La cohérence nécessaire des éléments du PLU en vue de la restauration des continuités écologiques
S’il est établi que des prescriptions réglementaires peuvent être incluses au sein d’un PLU pour restaurer une continuité écologique, de telles dispositions ne peuvent pas être intégrées au règlement indépendamment du parti d’urbanisme établi. En l’espèce, il est fait grief au PLU attaqué, d’instaurer des limitations réglementaires aux droits à construire alors même qu’elles ne seraient justifiées « ni par le rapport de présentation du plan local d’urbanisme ni par les documents d’urbanisme supérieur ».
Il convenait donc, pour la cour, d’établir un lien direct entre les différents dispositifs du PLU visant l’existence et la nécessaire préservation de la continuité écologique contestée. Ainsi, sont notamment relevées, l’identification du secteur comme « réservoir de milieux ouverts » par le projet d’aménagement et de développement (PADD) du PLU, ainsi que l’existence d’une orientation d’aménagement et de programmation (OAP) « Nature en ville ». Cette dernière identifie spécifiquement la zone d’activité économique sur laquelle sont implantées les installations de la société requérante. Ce mécanisme constitue un exemple remarquable de la mobilisation des OAP thématiques au secours de la préservation de l’environnement, en application de l’article L. 113-30 du Code de l’urbanisme qui précise les modalités de mise en œuvre de la protection des espaces de continuité écologiques. Il en ressort que l’arsenal mobilisé par les auteurs du PLU contesté correspond aux possibilités offertes par le Code de l’urbanisme.

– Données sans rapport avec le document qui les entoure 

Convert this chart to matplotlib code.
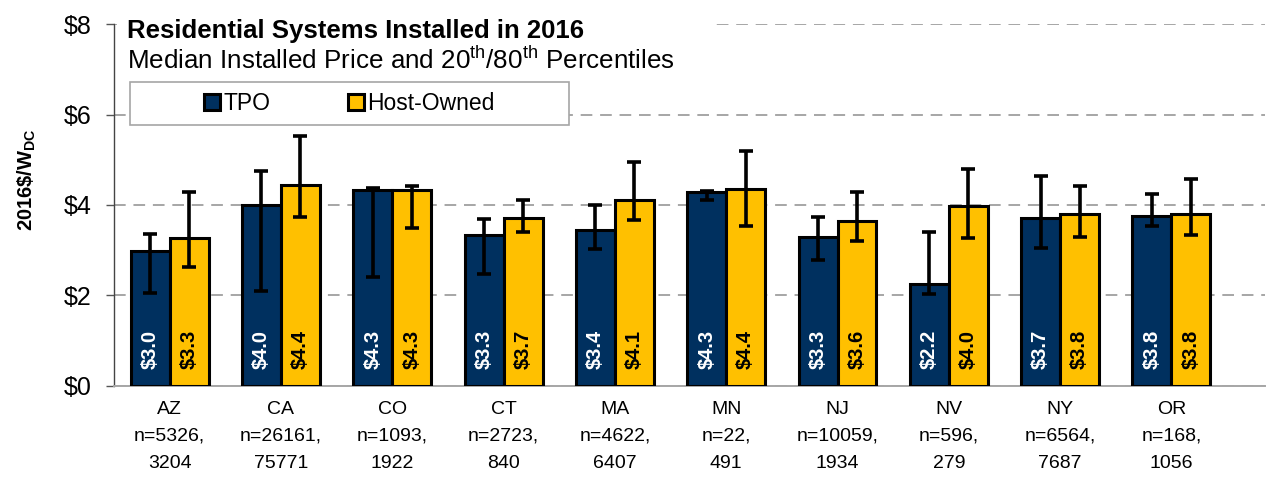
import matplotlib
matplotlib.use("Agg")
import matplotlib.pyplot as plt
from matplotlib.patches import Rectangle, Patch
import numpy as np

plt.rcParams['font.family'] = ['Liberation Sans', 'DejaVu Sans']
plt.rcParams['mathtext.fontset'] = 'custom'
plt.rcParams['mathtext.rm'] = 'Liberation Sans'
plt.rcParams['mathtext.bf'] = 'Liberation Sans:bold'

states = ['AZ', 'CA', 'CO', 'CT', 'MA', 'MN', 'NJ', 'NV', 'NY', 'OR']
n_tpo = [5326, 26161, 1093, 2723, 4622, 22, 10059, 596, 6564, 168]
n_host = [3204, 75771, 1922, 840, 6407, 491, 1934, 279, 7687, 1056]
tpo_median = [2.99, 3.99, 4.33, 3.33, 3.44, 4.29, 3.29, 2.24, 3.72, 3.76]
host_median = [3.27, 4.44, 4.33, 3.72, 4.11, 4.36, 3.64, 3.97, 3.79, 3.79]
tpo_p20 = [2.05, 2.09, 2.41, 2.48, 3.02, 4.10, 2.79, 2.02, 3.04, 3.54]
tpo_p80 = [3.35, 4.75, 4.38, 3.69, 4.00, 4.30, 3.73, 3.41, 4.64, 4.24]
host_p20 = [2.63, 3.74, 3.48, 3.41, 3.66, 3.53, 3.20, 3.28, 3.29, 3.33]
host_p80 = [4.28, 5.52, 4.41, 4.12, 4.96, 5.20, 4.28, 4.80, 4.41, 4.58]
yticks = [0, 2, 4, 6, 8]

navy = '#00305F'
gold = '#FFC000'

fig = plt.figure(figsize=(12.68, 4.79), dpi=100)
ax = fig.add_axes([0.0899, 0.1948, 0.9077, 0.7545])

x = np.arange(len(states))
w = 0.35
tm = np.array(tpo_median); hm = np.array(host_median)
terr = [tm - np.array(tpo_p20), np.array(tpo_p80) - tm]
herr = [hm - np.array(host_p20), np.array(host_p80) - hm]

ax.bar(x - w/2, tm, w, color=navy, edgecolor='black', linewidth=2.2, zorder=3)
ax.bar(x + w/2, hm, w, color=gold, edgecolor='black', linewidth=2.2, zorder=3)
ax.errorbar(x - w/2, tm, yerr=terr, fmt='none', ecolor='black', elinewidth=2.6,
            capsize=4.7, capthick=2.6, zorder=4)
ax.errorbar(x + w/2, hm, yerr=herr, fmt='none', ecolor='black', elinewidth=2.6,
            capsize=4.7, capthick=2.6, zorder=4)

for xi, v in zip(x, tm):
    ax.text(xi - w/2, 0.38, f'${v:.1f}', rotation=90, ha='center', va='bottom',
            color='white', fontsize=14.5, fontweight='bold', zorder=5)
for xi, v in zip(x, hm):
    ax.text(xi + w/2, 0.38, f'${v:.1f}', rotation=90, ha='center', va='bottom',
            color='black', fontsize=14.5, fontweight='bold', zorder=5)

ax.set_ylim(0, 8)
ax.set_xlim(-0.5, 9.84)
ax.set_yticks(yticks)
ax.set_yticklabels([f'${t}' for t in yticks], fontsize=18)
ax.set_xticks(x)
ax.set_xticklabels([f'{s}\nn={a},\n{b}' for s, a, b in zip(states, n_tpo, n_host)],
                   fontsize=14, linespacing=1.76)
ax.tick_params(axis='x', length=0, pad=11)
ax.tick_params(axis='y', length=6, width=1, color='#555555', direction='out', pad=10)

ax.set_axisbelow(True)
ax.yaxis.grid(True, color='#A6A6A6', linestyle=(0, (6, 4)), linewidth=1.4)
for s in ['top', 'right']:
    ax.spines[s].set_visible(False)
ax.spines['left'].set_color('#444444')
ax.spines['left'].set_linewidth(1)
ax.spines['bottom'].set_color('#A6A6A6')
ax.spines['bottom'].set_linewidth(1.4)

ax.set_ylabel(r'$\mathbf{2016\$/W_{DC}}$', fontsize=14.5)
ax.yaxis.set_label_coords(-0.066, 0.57)

# white area behind title
ax.add_patch(Rectangle((0.003, 0.86), 0.52, 0.16, transform=ax.transAxes,
                       facecolor='white', edgecolor='none', zorder=1, clip_on=False))
ax.text(0.011, 0.962, 'Residential Systems Installed in 2016', transform=ax.transAxes,
        fontsize=18.5, fontweight='bold', ha='left', va='baseline', zorder=6)
ax.text(0.011, 0.876, r'Median Installed Price and 20$^{\mathrm{th}}$/80$^{\mathrm{th}}$ Percentiles',
        transform=ax.transAxes, fontsize=18.7, ha='left', va='baseline', zorder=6)

# legend frame
ax.add_patch(Rectangle((0.0139, 0.7214), 0.3814, 0.119, transform=ax.transAxes,
                       facecolor='white', edgecolor='#A6A6A6', linewidth=1.2,
                       zorder=6, clip_on=False))
handles = [Patch(facecolor=navy, edgecolor='black', linewidth=2.2),
           Patch(facecolor=gold, edgecolor='black', linewidth=2.2)]
leg = ax.legend(handles, ['TPO', 'Host-Owned'], ncol=2, loc='center',
                bbox_to_anchor=(0.2046, 0.781), fontsize=16.5, frameon=False,
                handlelength=0.7, handleheight=0.7, handletextpad=0.15,
                columnspacing=3.35, borderaxespad=0, borderpad=0)
leg.set_zorder(7)

fig.savefig('out.png', dpi=100)
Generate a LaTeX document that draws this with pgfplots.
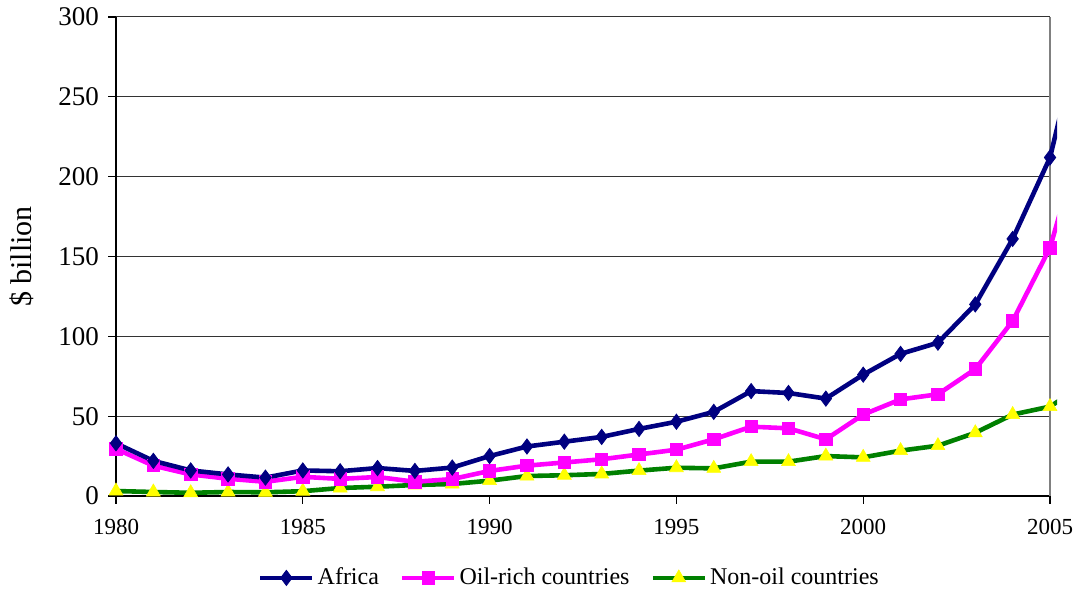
\documentclass[border=0pt]{standalone}
\usepackage{fontspec}
\setmainfont{Liberation Serif}
\usepackage{pgfplots}
\pgfplotsset{compat=1.18}
\usetikzlibrary{calc}
\definecolor{afr}{HTML}{000080}
\definecolor{oil}{HTML}{FF00FF}
\definecolor{non}{HTML}{008000}
\definecolor{tri}{HTML}{FFFF00}
\pgfplotsset{
  afrstyle/.style={color=afr, line width=2.3pt, mark=diamond*, mark size=3.8pt, mark options={solid, line width=0.4pt, fill=afr, draw=afr}},
  oilstyle/.style={color=oil, line width=2.3pt, mark=square*, mark size=3.1pt, mark options={solid, line width=0.4pt, fill=oil, draw=oil}},
  nonstyle/.style={color=non, line width=2.3pt, mark=triangle*, mark size=4pt, mark options={solid, line width=0.3pt, fill=tri, draw=tri}},
}
\pgfplotstableread{
year africa oilrich nonoil
1980 33   29.5 3.1
1981 22   19   2.5
1982 16   13.5 2.0
1983 13.5 10.8 2.5
1984 11.5 8.9  2.3
1985 16   12   3.0
1986 15.5 10.7 5.0
1987 17.5 11.9 5.8
1988 15.7 8.9  6.9
1989 17.8 10.6 7.5
1990 25   15.7 9.6
1991 31   19   12.5
1992 34   21   13
1993 37   23   13.8
1994 42   26   15.9
1995 46.5 29   17.7
1996 52.7 35.5 17.3
1997 65.7 43.4 21.5
1998 64.5 42.4 21.5
1999 61   35.5 25
2000 76   51   24.2
2001 89   60.5 28.4
2002 96   63.7 31.5
2003 120  79.5 39.6
2004 161  109.6 51
2005 212  155.5 56
2006 309  237  71
}\datatable
\begin{document}
\begin{tikzpicture}
\begin{axis}[
  name=main,
  scale only axis,
  width=467pt, height=239.5pt,
  xmin=1980, xmax=2005, ymin=0, ymax=300,
  xtick={1980,1985,...,2005},
  ytick={0,50,...,300},
  /pgf/number format/assume math mode=true,
  x tick label style={/pgf/number format/1000 sep={}, font=\fontsize{11.5}{13}\selectfont, yshift=-4pt},
  y tick label style={font=\fontsize{13.5}{15}\selectfont, xshift=-1pt},
  axis x line*=bottom, axis y line*=left,
  axis line style={-, black, line width=0.7pt},
  ymajorgrids,
  major grid style={color=black!80, line width=0.5pt},
  tick align=outside,
  major tick length=4pt,
  tick style={black, line width=0.6pt},
  extra x ticks={2005},
  extra x tick labels={},
  extra x tick style={grid=major, major grid style={color=gray, line width=1.2pt}},
  ylabel={\$ billion},
  ylabel style={at={(axis description cs:-0.1012,0.5)}, anchor=center, font=\fontsize{15}{17}\selectfont},
  legend columns=3,
  legend style={at={(0.486,-0.171)}, anchor=center, draw=none, fill=none,
    font=\fontsize{12}{14}\selectfont,
    /tikz/every even column/.append style={column sep=9pt},
    nodes={inner sep=1.5pt}},
  legend image code/.code={\draw[mark repeat=2, mark phase=2, #1] plot coordinates {(0pt,0pt) (13pt,0pt) (26pt,0pt)};},
]
\addlegendimage{afrstyle}
\addlegendentry{Africa}
\addlegendimage{oilstyle}
\addlegendentry{Oil-rich countries}
\addlegendimage{nonstyle}
\addlegendentry{Non-oil countries}
\end{axis}
\begin{axis}[
  scale only axis,
  width=489.23pt, height=247.483pt,
  xmin=1979, xmax=2005.19, ymin=-10, ymax=300,
  hide axis,
  at={($(main.south west)+(-18.68pt,-7.983pt)$)}, anchor=south west,
]
\addplot[nonstyle] table[x=year, y=nonoil] {\datatable};
\addplot[oilstyle] table[x=year, y=oilrich] {\datatable};
\addplot[afrstyle] table[x=year, y=africa] {\datatable};
\end{axis}
\pgfresetboundingbox
\useasboundingbox ($(main.south west)+(-58pt,-48pt)$) rectangle ($(main.north east)+(14.5pt,8.5pt)$);
\end{tikzpicture}
\end{document}
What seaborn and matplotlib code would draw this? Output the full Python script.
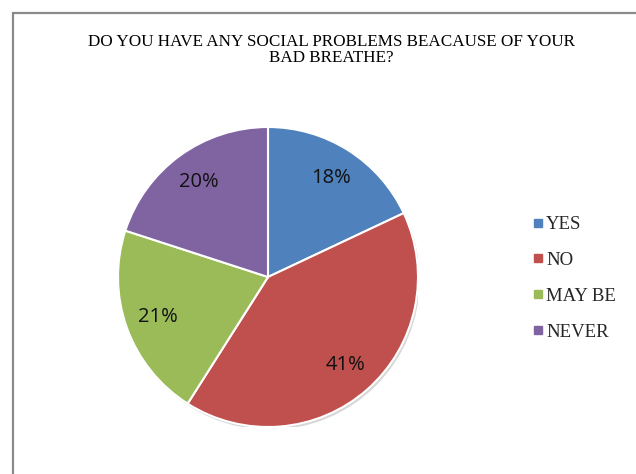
import matplotlib
matplotlib.use("Agg")
import matplotlib.pyplot as plt
import seaborn as sns
from matplotlib.lines import Line2D
from matplotlib.patches import Rectangle, Circle

# Survey answers and their shares (percent)
answers = ["YES", "NO", "MAY BE", "NEVER"]
shares = [18, 41, 21, 20]
slice_colors = ["#4F81BD", "#C0504D", "#9BBB59", "#8064A2"]
title_text = "DO YOU HAVE ANY SOCIAL PROBLEMS BEACAUSE OF YOUR\nBAD BREATHE?"

sns.set_theme(style="white")
plt.rcParams["font.family"] = ["Liberation Serif", "DejaVu Serif"]

W, H = 636, 474
fig = plt.figure(figsize=(W / 100, H / 100), dpi=100)
fig.patch.set_facecolor("white")

# Chart frame (runs off the right and bottom edges)
fig.add_artist(Rectangle((12.5 / W, -0.1), 1.2, (H - 13) / H + 0.1,
                         transform=fig.transFigure, fill=False,
                         edgecolor="#8a8a8a", linewidth=1.6))

cx, cy, r = 268, H - 277, 150
ax = fig.add_axes([(cx - r) / W, (cy - r) / H, 2 * r / W, 2 * r / H])

# soft drop shadow behind the pie
ax.add_patch(Circle((0.012, -0.018), 1.0, color="#bdbdbd", alpha=0.6, zorder=0, lw=0))

wedges, texts, autotexts = ax.pie(
    shares, colors=slice_colors, startangle=90, counterclock=False,
    autopct="%d%%", pctdistance=0.78, radius=1.0,
    wedgeprops=dict(edgecolor="white", linewidth=1.5),
    textprops=dict(fontsize=14.5, family=["Open Sans", "DejaVu Sans"], color="#111111"),
)
for w in wedges:
    w.set_zorder(2)
for t in autotexts:
    t.set_zorder(3)
ax.set_xlim(-1, 1)
ax.set_ylim(-1, 1)
ax.set_aspect("equal")
ax.axis("off")

fig.text(331 / W, 1 - 50 / H, title_text, ha="center", va="center",
         fontsize=12.3, linespacing=0.95, color="black")

handles = [Line2D([], [], marker="s", linestyle="none", markersize=5.5,
                  markerfacecolor=c, markeredgecolor=c) for c in slice_colors]
fig.legend(handles, answers, loc="upper left", bbox_to_anchor=(532 / W, 1 - 216 / H),
           frameon=False, fontsize=13.5, handlelength=0.6, handletextpad=0.15,
           labelspacing=1.0, borderaxespad=0, borderpad=0)

fig.savefig("out.png", dpi=100, facecolor="white")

Le référencement du site en cause et la mention des caractéristiques issues de sa proximité avec l’Ozon, cours d’eau qui traverse la commune dans toutes les composantes du PLU conduit la cour à trancher : « tant le PADD que le rapport de présentation du PLU justifient suffisamment de l'instauration d'une telle continuité sur l'endroit précis en litige, de même qu'une OAP thématique » (§. 8).
Il est cependant possible de s’interroger sur l’absence de développements concernant la cohérence de ces éléments entre eux. La jurisprudence administrative a pu préciser la portée du rapport de cohérence et surtout les modalités de contrôle de cette relation normative entre les différents éléments du PLU.
Ainsi, le Conseil d’État a énoncé le considérant de principe suivant :
« Pour apprécier la cohérence ainsi exigée au sein du plan local d'urbanisme entre le règlement et le projet d'aménagement et de développement durables, il appartient au juge administratif de rechercher, dans le cadre d'une analyse globale le conduisant à se placer à l'échelle du territoire couvert par le document d'urbanisme, si le règlement ne contrarie pas les orientations générales et les objectifs que les auteurs du document ont définis dans le projet d'aménagement et de développement durables, compte tenu de leur degré de précision. Par suite, l'inadéquation d'une disposition du règlement du plan local d'urbanisme à une orientation ou un objectif du projet d'aménagement et de développement durables ne suffit pas nécessairement, compte tenu de l'existence d'autres orientations ou objectifs au sein de ce projet, à caractériser une incohérence entre ce règlement et ce projet »14.
Sans reprendre ce considérant, la cour met en relation le PADD, le règlement et les OPA du PLU de la Talaudière dans l’objectif d’y déceler la cohérence attendue. Ce faisant, elle met en exergue leur concordance au bénéfice d’un objectif clairement définit qu’est la préservation de la continuité écologique.
Enfin, le dernier argument de la requérante consiste en la démonstration d’absence d’articulation et de compatibilité du PLU avec le SCoT applicable. L’analyse de la compatibilité d’un PLU au regard d’un SCoT concernant l’identification et la préservation d’espaces de continuité écologique n’est pas nouvelle dans la jurisprudence administrative. Ainsi, la cour de Bordeaux a-t-elle rappelé l’incompatibilité d’un PLU qui, sans le justifier dans son rapport de présentation, rend possible l’autorisation de l’exploitation d’une carrière dont le site est pourtant identifié par le SCoT applicable comme un secteur de continuité écologique préfigurant une trame verte et devant être préservé15.
En l’occurrence, la cour relève que le PADD du SCoT Sud Loire comprend une orientation visant « la préservation des fonctionnalités écologiques de l'Onzon, ainsi que la nécessité de préserver les milieux dans leur diversité (zones humides, structure bocagère, espaces boisés...) et dans leur fonctionnalité » (§. 7). À cet égard, les fonctions écologiques et des objectifs similaires sont donc poursuivis tant par le SCoT que par le PLU, permettant au juge d’écarter un tel moyen.
En définitive, la protection et la remise en état des continuités écologiques est donc susceptible de trouver une expression particulière au sein de « la réglementation d’urbanisme constituant, par nature, une limitation légale du droit de propriété » (§. 9). Parallèlement et indépendamment du droit de l’environnement, le PLU peut se révéler être un outil particulièrement effectif pour concourir à la préservation de ces espaces de circulation de la faune et de la flore.